October 26, 2011 (Chinavestor) With so much volatility in the wake of European uncertainty, investors want to know how to weather the storm best. One way is to find stocks that are relatively safe. This is why we posted the following article earlier the month: Low risk stocks in turbulent times.
Another way to play current markets is by looking at sectors and stocks that performed well under current circumstances. Aluminum Corp. of China (NYSE:ACH) and Silvercorp Metals (NYSE:SVM) led basic materials higher for the week. China Finance Online (NASDAQ:JRJC), CNinsure Inc. (NASDAQ:CISG) and China Life Insurance (NYSE:LFC) have lifted financials since Monday while CNOOC Ltd. (NYSE:CEO) and Petrochina (NYSE:PTR) outperformed the markets from the energy sector. Stocks to avoid included China Real Estate Information (NASDAQ:CRIC) and China Ming Yang Wind Power (NYSE:MY) from capital goods.
The assumption with sector performance is the following. Should markets remain volatile, stocks that did well will continue to benefit and stocks/sectors that underperformed, will continue to do so. If this assumption is true, Aluminum Corp. of China (NYSE:ACH) and Silvercorp Metals (NYSE:SVM) looks like a good choice among financial and energy stocks. Oil producers, CNOOC Ltd. (NYSE:CEO) and Petrochina (NYSE:CEO), benefit from rising oil prices but Sinopec (NYSE:SNP) and Shanghai Petchem (NYSE:SHI) are adversely effected by rising oil prices. Refining margins shrink when price of oil goes higher.

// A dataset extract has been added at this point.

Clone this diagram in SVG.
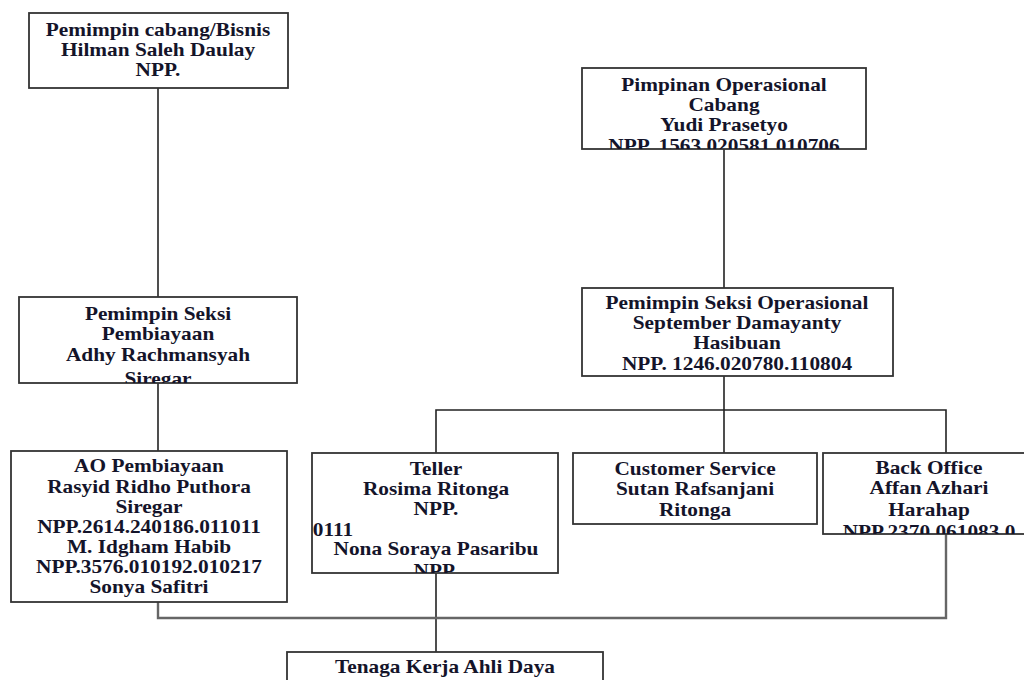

Financial stocks did well for the week, small and large caps alike. In fact China Life Insurance (NYSE:LFC), the largest ion the sector, is the lackluster within the group.
Technology and transportation stocks, while advanced, have slowed down from earlier the month. Earnings season is going to shift to high gear for Internet and solar stocks in November!